◆ **Task brief**:
In the material below, find each line holding the string "script" and copy it.

◆ **Material for the task**:

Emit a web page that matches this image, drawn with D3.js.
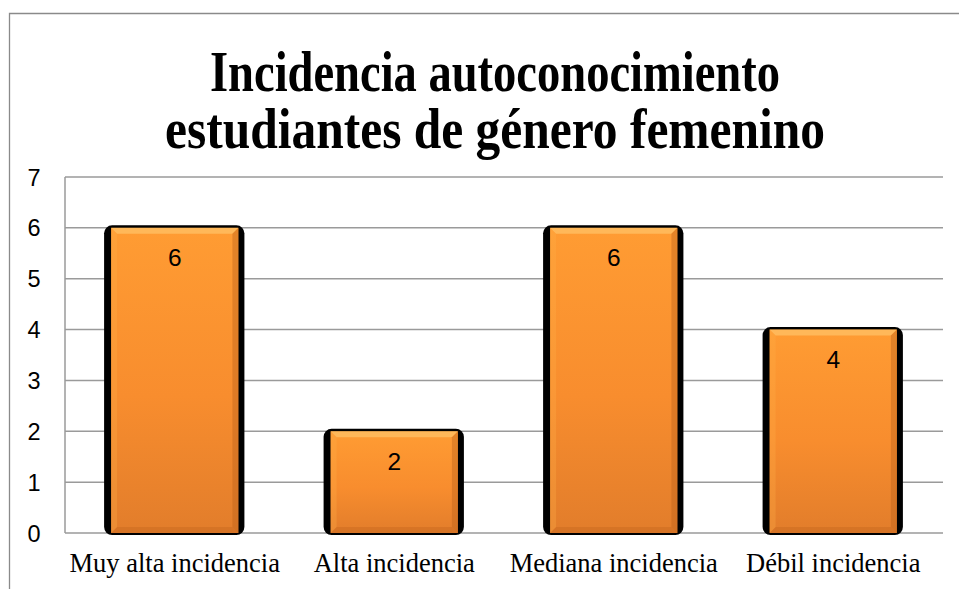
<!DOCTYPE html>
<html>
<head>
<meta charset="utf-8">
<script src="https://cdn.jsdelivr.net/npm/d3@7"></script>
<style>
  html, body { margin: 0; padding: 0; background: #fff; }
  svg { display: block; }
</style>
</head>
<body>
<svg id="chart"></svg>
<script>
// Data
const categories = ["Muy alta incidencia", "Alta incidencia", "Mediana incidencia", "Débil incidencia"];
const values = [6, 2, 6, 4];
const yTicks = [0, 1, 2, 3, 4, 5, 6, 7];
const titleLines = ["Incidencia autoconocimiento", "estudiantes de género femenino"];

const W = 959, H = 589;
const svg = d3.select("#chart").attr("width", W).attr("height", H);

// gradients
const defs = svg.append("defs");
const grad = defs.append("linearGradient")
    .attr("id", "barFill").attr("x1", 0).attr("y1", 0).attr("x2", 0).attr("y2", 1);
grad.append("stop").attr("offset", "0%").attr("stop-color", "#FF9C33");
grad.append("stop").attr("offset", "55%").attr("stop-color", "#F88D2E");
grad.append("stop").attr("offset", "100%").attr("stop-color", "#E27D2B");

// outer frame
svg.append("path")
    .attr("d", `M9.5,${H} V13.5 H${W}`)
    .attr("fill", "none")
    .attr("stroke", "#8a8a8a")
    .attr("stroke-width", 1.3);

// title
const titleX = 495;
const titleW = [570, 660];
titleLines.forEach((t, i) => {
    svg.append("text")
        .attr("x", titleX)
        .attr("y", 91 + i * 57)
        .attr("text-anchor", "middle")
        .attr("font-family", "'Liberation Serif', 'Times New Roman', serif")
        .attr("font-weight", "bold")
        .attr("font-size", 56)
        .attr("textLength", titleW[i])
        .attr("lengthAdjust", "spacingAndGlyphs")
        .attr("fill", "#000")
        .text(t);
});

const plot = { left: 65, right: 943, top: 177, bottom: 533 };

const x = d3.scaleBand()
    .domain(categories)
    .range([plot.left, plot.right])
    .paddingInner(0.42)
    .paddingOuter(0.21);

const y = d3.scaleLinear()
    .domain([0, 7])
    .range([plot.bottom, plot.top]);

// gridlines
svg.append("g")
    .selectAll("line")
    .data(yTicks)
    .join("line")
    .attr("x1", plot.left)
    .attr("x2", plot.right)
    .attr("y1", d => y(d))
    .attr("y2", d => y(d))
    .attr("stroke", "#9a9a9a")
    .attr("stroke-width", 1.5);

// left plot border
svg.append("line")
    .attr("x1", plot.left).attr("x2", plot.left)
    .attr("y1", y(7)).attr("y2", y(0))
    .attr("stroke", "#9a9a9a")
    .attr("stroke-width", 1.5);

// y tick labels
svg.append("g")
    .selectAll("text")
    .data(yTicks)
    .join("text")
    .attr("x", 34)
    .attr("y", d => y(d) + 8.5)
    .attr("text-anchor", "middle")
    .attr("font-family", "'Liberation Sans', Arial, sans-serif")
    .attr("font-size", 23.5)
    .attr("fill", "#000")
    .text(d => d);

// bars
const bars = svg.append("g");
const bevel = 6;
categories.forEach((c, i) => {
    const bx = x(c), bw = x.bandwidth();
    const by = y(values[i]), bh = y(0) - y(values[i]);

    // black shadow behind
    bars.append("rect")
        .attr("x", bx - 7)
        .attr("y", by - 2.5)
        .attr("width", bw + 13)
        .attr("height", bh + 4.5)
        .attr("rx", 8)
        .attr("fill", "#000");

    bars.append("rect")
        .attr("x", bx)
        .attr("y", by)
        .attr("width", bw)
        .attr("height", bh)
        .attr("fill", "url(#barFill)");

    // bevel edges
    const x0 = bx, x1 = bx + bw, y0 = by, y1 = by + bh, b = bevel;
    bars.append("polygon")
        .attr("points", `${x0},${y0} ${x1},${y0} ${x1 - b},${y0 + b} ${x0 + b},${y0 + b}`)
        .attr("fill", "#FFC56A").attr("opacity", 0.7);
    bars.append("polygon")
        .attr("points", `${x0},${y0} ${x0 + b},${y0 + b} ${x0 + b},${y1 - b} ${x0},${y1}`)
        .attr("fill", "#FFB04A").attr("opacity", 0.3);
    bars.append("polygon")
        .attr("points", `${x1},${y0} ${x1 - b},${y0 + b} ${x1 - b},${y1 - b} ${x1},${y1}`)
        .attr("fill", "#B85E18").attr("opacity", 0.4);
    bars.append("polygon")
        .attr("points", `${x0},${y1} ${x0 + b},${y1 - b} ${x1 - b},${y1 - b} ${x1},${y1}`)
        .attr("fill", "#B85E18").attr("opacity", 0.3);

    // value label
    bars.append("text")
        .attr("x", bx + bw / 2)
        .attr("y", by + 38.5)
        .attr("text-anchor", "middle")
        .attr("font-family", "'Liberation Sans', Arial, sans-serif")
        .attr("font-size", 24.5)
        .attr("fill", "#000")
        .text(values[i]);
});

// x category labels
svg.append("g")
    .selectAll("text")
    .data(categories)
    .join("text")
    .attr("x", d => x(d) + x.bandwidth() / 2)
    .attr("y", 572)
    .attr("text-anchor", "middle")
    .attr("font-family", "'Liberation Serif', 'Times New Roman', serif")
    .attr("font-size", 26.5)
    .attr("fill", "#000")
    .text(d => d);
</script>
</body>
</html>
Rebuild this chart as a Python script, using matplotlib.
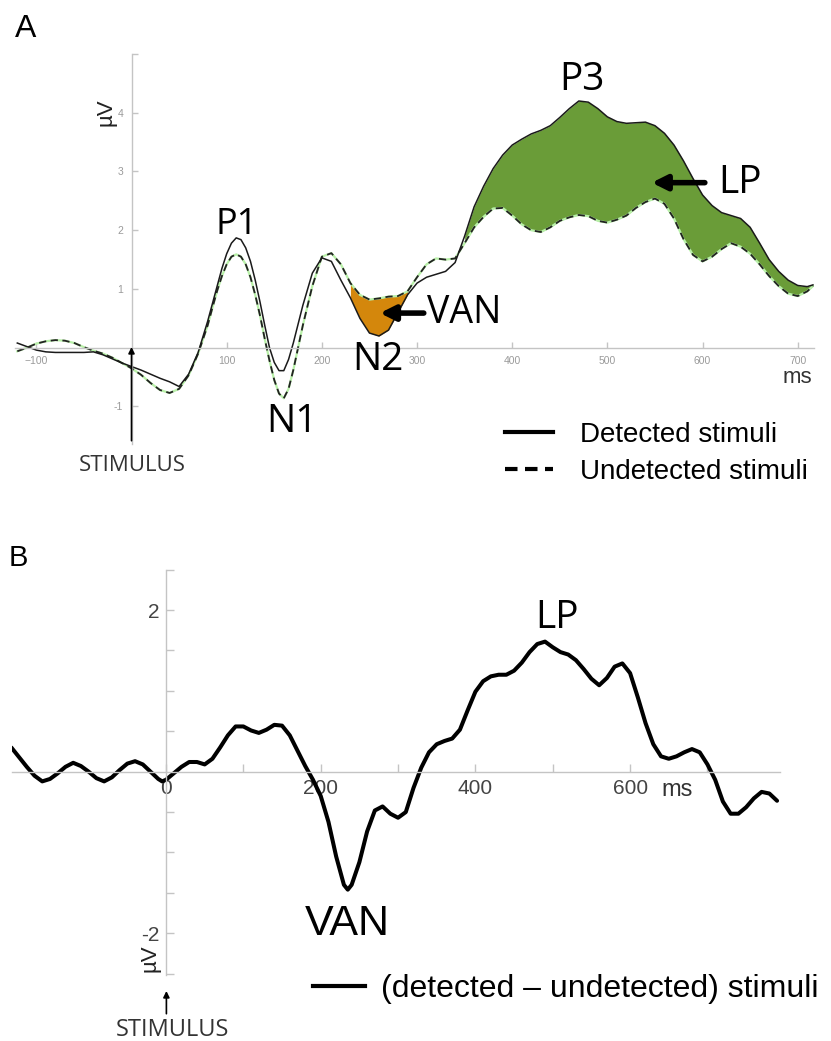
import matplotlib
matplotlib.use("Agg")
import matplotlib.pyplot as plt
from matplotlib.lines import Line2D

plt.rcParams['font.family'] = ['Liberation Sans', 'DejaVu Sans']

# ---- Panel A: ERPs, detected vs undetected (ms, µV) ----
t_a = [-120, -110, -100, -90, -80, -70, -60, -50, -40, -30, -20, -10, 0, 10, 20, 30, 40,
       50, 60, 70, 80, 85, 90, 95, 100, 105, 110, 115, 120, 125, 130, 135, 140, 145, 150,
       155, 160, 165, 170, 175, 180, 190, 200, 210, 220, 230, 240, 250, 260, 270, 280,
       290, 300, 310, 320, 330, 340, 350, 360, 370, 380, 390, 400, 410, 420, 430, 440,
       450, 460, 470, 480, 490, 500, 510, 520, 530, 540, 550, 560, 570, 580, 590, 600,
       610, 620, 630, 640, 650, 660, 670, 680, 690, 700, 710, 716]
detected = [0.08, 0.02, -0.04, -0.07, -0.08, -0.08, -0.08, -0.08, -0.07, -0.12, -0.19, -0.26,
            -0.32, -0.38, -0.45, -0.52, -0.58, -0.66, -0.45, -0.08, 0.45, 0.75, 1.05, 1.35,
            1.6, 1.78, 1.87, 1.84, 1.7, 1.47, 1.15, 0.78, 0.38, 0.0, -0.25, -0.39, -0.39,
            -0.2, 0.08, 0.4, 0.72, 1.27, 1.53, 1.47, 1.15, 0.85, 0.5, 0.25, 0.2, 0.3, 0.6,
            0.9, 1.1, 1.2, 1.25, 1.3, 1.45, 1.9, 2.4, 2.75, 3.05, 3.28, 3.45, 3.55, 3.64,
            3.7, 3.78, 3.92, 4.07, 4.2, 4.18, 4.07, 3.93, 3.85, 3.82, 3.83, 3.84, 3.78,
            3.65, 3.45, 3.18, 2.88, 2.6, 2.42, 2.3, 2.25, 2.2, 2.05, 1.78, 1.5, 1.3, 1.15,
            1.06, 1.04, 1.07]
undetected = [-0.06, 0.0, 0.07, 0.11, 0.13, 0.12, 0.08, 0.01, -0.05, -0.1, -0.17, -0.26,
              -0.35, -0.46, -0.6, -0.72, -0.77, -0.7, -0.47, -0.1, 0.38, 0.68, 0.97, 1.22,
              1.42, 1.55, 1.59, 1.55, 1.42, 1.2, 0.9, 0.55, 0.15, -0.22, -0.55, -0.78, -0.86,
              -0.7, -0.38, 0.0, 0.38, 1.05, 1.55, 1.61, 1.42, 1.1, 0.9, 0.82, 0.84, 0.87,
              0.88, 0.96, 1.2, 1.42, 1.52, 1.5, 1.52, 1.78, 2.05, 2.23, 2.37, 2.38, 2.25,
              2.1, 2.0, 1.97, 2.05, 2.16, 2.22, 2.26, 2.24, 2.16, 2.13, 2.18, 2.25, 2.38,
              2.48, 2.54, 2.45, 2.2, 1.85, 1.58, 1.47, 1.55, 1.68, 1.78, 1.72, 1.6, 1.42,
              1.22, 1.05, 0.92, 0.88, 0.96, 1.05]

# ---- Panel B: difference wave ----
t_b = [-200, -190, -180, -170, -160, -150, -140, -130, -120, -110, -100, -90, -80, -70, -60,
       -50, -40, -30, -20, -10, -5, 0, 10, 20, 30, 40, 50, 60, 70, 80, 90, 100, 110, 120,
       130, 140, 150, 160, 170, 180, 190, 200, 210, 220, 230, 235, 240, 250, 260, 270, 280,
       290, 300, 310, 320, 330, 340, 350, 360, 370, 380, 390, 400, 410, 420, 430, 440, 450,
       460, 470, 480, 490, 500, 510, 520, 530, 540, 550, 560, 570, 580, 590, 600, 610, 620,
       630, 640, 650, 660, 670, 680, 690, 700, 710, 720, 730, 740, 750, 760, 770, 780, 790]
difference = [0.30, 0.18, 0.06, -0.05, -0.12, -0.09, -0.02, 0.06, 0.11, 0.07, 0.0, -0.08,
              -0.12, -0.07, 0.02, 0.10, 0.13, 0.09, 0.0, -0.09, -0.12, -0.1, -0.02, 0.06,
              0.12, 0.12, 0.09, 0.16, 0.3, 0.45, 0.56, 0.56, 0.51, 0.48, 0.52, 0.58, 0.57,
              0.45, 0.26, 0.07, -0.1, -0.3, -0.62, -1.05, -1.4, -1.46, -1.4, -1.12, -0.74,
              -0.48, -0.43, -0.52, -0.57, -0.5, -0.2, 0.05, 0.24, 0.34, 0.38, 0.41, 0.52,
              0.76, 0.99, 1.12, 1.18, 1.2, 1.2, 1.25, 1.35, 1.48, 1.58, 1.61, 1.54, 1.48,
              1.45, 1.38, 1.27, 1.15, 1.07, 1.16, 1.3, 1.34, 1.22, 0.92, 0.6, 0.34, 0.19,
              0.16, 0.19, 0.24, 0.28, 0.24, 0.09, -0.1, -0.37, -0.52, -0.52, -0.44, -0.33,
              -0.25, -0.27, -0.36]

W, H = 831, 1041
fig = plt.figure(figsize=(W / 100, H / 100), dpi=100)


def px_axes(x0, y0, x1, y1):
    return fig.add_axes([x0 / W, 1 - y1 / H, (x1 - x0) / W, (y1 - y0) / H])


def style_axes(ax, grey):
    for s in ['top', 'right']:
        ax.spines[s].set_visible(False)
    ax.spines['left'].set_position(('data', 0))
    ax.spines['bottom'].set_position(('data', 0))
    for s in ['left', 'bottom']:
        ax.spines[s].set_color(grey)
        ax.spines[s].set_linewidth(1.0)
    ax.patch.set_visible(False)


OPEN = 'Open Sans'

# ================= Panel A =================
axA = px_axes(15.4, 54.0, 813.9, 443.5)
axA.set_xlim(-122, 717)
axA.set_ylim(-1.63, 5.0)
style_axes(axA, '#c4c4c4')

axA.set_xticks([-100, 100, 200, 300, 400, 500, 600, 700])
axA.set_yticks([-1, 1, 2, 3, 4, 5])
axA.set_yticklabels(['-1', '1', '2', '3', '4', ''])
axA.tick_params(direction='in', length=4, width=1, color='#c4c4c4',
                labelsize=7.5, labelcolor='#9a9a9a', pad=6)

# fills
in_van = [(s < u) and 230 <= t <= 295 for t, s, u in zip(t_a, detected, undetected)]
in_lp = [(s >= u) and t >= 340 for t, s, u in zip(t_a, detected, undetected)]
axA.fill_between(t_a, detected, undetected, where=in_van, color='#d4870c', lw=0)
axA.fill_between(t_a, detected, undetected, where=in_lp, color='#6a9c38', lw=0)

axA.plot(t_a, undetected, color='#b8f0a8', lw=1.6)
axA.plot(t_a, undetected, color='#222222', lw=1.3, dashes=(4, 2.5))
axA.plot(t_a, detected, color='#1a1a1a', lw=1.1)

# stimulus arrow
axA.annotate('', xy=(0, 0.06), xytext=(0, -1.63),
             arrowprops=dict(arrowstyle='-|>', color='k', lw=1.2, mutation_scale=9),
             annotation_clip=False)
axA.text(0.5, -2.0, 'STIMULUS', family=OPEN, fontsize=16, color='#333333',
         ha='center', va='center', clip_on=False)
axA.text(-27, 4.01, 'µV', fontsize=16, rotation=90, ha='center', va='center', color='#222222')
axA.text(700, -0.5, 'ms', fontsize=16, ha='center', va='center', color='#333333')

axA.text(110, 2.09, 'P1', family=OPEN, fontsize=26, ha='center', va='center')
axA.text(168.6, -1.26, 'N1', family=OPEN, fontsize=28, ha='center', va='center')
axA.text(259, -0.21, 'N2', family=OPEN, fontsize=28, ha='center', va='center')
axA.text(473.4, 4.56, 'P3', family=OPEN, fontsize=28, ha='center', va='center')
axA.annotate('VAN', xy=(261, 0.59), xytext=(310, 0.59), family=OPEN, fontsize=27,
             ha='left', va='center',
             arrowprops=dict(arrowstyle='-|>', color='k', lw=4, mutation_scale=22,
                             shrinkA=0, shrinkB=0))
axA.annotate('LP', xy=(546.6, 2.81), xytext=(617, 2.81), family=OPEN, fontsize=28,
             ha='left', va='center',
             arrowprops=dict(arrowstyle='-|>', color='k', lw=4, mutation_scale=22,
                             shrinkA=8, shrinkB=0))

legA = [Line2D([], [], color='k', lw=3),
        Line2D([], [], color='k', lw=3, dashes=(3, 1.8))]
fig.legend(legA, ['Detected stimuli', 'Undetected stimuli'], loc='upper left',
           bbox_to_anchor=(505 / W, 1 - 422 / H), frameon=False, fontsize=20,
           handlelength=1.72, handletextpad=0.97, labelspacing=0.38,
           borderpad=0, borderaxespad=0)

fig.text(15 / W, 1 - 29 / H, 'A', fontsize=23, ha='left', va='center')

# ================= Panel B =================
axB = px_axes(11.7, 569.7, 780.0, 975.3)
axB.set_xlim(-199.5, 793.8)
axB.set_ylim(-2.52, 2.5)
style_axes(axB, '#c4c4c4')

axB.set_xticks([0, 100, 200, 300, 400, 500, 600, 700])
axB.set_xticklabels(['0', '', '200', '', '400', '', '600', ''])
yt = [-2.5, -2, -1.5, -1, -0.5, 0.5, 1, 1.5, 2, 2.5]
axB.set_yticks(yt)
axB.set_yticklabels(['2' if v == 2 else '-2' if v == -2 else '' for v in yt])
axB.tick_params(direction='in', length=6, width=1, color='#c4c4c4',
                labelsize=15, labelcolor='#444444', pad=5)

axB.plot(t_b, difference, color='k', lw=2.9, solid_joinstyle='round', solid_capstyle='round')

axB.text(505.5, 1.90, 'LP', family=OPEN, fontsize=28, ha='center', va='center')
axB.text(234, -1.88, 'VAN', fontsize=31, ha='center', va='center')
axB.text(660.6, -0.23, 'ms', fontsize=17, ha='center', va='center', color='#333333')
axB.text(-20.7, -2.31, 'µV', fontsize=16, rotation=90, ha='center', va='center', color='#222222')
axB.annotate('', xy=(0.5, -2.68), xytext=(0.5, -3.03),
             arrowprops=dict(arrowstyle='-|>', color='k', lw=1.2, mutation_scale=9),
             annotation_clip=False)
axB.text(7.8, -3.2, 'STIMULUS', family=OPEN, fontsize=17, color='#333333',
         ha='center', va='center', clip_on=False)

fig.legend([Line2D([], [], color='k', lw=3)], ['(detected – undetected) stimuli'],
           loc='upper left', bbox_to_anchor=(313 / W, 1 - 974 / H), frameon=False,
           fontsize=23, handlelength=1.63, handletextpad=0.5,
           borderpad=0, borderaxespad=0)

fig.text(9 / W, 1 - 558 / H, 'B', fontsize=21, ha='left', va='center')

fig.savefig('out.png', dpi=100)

◆ **Exercise result**:
<script src="https://cdn.jsdelivr.net/npm/d3@7"></script>
<script>
</script>
Rebuild this chart as a Python script, using matplotlib.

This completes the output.